After graduating from secondary school, I went to design school in NYP, and didn't have much time to spend on music anymore, save the occasional KTV singing. My then poly classmate loved singing so much that she wanted to sign up for pop vocal class and asked me if I would go audition with her, so I did.
That began the start of a two years "Artiste Development Programme" class that I took under a renown songwriter/singer, and despite still being a student, I paid for my school fees of $280 and subsequently $380 every month, and spent hours and hours in class with my very strict mentor, doing stuff like singing in the recording studio until the wee hours of the morning, practicing for performances and even going on radio a few times to sing live.
By the way, that school is also the one where I'm teaching pop vocals part-time: just to help out.
That was the time my classmates went to take part in a 民歌餐厅 singing competition, and I met YZ, who was helping his friend to manage at the cafe part-time.
It sounds extremely dramatic, but I left the music school after getting together with YZ because I had a conflict with my mentor who was intending to groom me into a singer/artiste and we had issues over my getting into a relationship.
Shortly after, I joined the SYC Ensemble Singers the following year (2007) because I missed getting to sing regularly very much and I wanted to do something different from pop music, so I decided to try my luck to email in to ask about auditions at a few choirs.
SYC was the only choir to respond to my email, and I went for an audition with embarrassingly zero knowledge of how to read music and an old choir piece from secondary school: I have no idea why they accepted me 😂
Surprisingly, this is my 7th year in the choir already (OMG.. I am so old) and somehow I've managed to get by with my zero music reading skills hahahaha
Taking a break now: time to teach class!
It was only when YZ and I took part in the televised singing competition together that I got back into contact with my mentor/老师 who happened to be one of the judges for that show.. And YZ and I actually made it all the way to the finals but we ended up getting third place because of bad circumstances, he forgot his lyrics and I'd lost my voice for a week 😭
Nonetheless it was really an experience for the two of us to take part in a competition together even though we quarreled a lot too 😂
In many ways, YZ is really my soul mate.
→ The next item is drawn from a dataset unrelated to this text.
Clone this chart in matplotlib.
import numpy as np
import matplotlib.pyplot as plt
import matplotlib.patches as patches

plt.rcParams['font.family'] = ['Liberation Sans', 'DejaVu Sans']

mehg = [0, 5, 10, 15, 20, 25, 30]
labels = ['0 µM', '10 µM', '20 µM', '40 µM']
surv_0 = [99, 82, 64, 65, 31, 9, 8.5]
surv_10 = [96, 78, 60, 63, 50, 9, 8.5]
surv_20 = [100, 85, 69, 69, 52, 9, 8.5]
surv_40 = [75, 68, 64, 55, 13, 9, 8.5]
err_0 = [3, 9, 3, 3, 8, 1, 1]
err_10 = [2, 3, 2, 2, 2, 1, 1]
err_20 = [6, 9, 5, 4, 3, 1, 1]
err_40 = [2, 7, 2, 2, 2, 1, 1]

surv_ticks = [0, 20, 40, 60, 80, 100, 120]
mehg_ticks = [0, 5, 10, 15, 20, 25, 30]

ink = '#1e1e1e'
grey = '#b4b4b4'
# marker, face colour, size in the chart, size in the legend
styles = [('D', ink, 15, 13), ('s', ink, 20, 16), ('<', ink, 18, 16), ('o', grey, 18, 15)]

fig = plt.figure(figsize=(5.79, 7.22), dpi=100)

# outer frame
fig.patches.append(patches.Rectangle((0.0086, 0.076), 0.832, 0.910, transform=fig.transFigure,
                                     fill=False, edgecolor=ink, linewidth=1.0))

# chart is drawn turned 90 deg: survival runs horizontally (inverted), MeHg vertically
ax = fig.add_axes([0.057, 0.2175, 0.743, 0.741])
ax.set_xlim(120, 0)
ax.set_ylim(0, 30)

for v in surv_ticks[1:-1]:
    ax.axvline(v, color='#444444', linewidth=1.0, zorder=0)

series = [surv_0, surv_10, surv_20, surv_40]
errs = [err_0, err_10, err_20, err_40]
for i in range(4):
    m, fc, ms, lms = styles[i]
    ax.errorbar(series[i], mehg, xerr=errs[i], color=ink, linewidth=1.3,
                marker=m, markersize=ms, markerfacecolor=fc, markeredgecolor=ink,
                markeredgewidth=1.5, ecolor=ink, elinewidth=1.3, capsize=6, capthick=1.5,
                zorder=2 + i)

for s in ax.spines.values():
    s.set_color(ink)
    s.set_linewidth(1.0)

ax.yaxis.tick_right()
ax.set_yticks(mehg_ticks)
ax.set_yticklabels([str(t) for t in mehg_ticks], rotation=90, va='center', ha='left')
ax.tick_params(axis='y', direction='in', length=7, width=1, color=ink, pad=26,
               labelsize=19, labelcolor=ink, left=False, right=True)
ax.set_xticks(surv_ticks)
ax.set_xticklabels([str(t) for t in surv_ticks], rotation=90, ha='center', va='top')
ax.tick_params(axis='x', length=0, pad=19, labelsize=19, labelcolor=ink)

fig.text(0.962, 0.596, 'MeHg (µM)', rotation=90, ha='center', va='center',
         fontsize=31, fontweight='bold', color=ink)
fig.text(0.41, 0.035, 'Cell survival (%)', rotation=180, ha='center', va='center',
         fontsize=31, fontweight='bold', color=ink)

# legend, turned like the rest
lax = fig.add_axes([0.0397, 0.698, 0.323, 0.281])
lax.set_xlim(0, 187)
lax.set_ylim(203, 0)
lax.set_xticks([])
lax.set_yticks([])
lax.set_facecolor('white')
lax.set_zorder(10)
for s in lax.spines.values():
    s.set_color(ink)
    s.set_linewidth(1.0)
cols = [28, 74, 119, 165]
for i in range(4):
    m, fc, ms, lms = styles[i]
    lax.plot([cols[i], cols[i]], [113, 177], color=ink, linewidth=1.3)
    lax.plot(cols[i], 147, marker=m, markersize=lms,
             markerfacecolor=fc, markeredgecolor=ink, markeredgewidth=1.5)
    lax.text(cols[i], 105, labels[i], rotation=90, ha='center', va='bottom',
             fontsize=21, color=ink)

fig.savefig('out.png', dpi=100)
And especially when it comes to singing, our voices just complement each other's voices. It's quite an amazing thing.
So I am indeed lucky to have someone that I can share my passion for singing with in this lifetime.
Those who've been following me for some time would know how YZ surprised me with a proposal while I was on stage for a gig, and then serenaded me with the song "天使".. 😂 Music is still very much a big part of my life and our time together.
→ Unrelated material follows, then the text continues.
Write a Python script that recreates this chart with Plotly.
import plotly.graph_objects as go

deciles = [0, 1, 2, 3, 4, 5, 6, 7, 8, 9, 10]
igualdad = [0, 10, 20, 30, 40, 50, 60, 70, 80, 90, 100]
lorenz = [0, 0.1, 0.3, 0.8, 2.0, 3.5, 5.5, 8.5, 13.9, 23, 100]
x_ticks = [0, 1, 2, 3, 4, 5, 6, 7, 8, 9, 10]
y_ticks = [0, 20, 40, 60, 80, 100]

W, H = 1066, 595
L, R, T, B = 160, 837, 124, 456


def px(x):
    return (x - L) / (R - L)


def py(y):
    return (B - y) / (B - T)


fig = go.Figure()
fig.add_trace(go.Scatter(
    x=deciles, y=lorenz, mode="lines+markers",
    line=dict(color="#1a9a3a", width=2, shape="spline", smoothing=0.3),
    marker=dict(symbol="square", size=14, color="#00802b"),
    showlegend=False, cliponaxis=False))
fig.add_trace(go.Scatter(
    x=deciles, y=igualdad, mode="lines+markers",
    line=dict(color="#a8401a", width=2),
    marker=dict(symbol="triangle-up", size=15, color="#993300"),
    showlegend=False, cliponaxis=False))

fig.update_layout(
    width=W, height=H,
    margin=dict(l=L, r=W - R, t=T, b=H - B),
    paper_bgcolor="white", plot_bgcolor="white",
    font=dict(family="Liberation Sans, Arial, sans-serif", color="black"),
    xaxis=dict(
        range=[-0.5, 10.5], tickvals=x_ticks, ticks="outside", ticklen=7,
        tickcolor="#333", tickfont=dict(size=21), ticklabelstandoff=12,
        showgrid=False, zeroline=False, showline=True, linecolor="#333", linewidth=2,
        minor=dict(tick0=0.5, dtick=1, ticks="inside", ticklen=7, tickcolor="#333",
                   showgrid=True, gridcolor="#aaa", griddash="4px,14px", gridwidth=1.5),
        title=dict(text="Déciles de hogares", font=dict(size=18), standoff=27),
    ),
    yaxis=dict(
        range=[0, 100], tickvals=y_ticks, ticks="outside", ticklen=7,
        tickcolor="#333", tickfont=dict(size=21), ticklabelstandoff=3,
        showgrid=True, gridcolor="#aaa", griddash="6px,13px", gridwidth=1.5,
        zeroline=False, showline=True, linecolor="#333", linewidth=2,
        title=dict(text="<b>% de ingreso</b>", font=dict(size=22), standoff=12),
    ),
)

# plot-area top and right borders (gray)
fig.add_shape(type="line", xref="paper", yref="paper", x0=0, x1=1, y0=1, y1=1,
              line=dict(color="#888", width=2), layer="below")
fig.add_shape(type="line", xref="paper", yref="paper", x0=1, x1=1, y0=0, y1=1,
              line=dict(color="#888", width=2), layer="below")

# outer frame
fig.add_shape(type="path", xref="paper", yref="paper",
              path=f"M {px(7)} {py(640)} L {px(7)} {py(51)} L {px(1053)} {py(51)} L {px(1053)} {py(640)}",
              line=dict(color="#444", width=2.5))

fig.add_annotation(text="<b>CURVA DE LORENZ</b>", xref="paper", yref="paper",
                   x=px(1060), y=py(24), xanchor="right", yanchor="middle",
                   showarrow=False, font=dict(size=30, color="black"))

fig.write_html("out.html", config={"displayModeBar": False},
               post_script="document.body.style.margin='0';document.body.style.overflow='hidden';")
KTV is our favourite past-time!
But we are long past our prime and youth.. Past that time of fervent dreams and pursuit of passions.
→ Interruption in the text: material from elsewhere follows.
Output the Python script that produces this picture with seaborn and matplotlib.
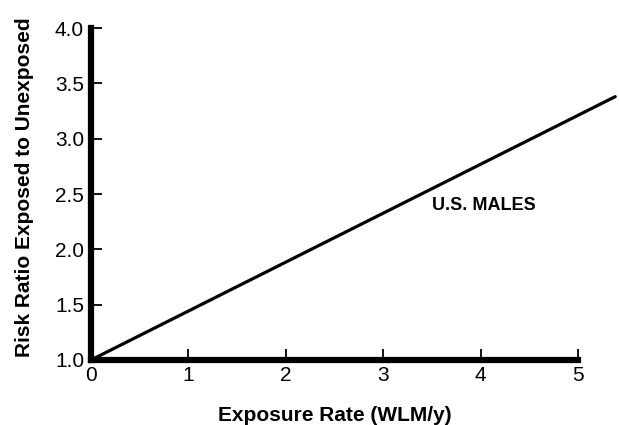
import matplotlib
matplotlib.use("Agg")
import matplotlib.pyplot as plt
import seaborn as sns
import pandas as pd

exposure_rate = [0.0, 5.38]
risk_ratio = [1.0, 3.38]
x_ticks = [0, 1, 2, 3, 4, 5]
y_ticks = [1.0, 1.5, 2.0, 2.5, 3.0, 3.5, 4.0]
series_label = "U.S. MALES"

sns.set_theme(style="white")
plt.rcParams['font.family'] = ['Liberation Sans', 'DejaVu Sans']

df = pd.DataFrame({"x": exposure_rate, "y": risk_ratio})

fig = plt.figure(figsize=(6.19, 4.25), dpi=100)
ax = fig.add_axes([0.147, 0.153, 0.85, 0.781])
sns.lineplot(data=df, x="x", y="y", ax=ax, color="black", linewidth=2.3, clip_on=False)

ax.set_xlim(0, 5.4)
ax.set_ylim(1.0, 4.0)
ax.set_xticks(x_ticks)
ax.set_xticklabels([str(t) for t in x_ticks])
ax.set_yticks(y_ticks)
ax.set_yticklabels([f"{t:.1f}" for t in y_ticks])

for s in ["top", "right"]:
    ax.spines[s].set_visible(False)
for s in ["left", "bottom"]:
    ax.spines[s].set_linewidth(4.5)
    ax.spines[s].set_color("black")
    ax.spines[s].set_capstyle("projecting")
ax.spines["bottom"].set_bounds(0, 5)
ax.spines["left"].set_bounds(1.0, 4.0)

ax.tick_params(axis="both", direction="in", length=8, width=1.3, color="black",
               labelsize=15, labelcolor="black", bottom=True, left=True)
ax.tick_params(axis="x", pad=4)
ax.tick_params(axis="y", pad=5)

ax.set_xlabel("Exposure Rate (WLM/y)", fontsize=15, fontweight="bold", color="black")
ax.set_ylabel("Risk Ratio Exposed to Unexposed", fontsize=15, fontweight="bold", color="black")
ax.xaxis.set_label_coords(2.5 / 5.4, -0.14)
ax.yaxis.set_label_coords(-0.108, 0.52)

ax.text(3.5, 2.4, series_label, fontsize=13, fontweight="bold", color="black",
        ha="left", va="center")

fig.savefig("out.png", dpi=100, facecolor="white")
Why I'm reflecting on all these right now is because we were discussing about the upcoming Project Superstar competition that's coming up this year and some of our friends are thinking of joining, and YZ would love for us to give it a shot too, because there is no age limit this time round.
Mixed feelings though. Should we really?
It's not like I don't already have enough on my plate as it is. All my commitments are time-consuming enough as it is.
Whilst discussing this topic, Kewei said something to me that really did make me think twice, though.
Don't be the one to say "No" to yourself. Just try and if you're not cut out for it, let someone else tell you "No" instead.
Don’t say no to yourself, because there are plenty of other people who will gladly say no to you. Don’t say no to yourself, because if you say no to yourself, who do you expect to say yes?
If you think of the whole big range of possibilities available to you in the world, saying no to yourself just closes off avenues that may lead to your happiness. So say yes to yourself, and at least you’ll know you’ve done everything you can to get where you want to go.
Get out there and go for the “Yes,” and don’t ever say “No” to yourself.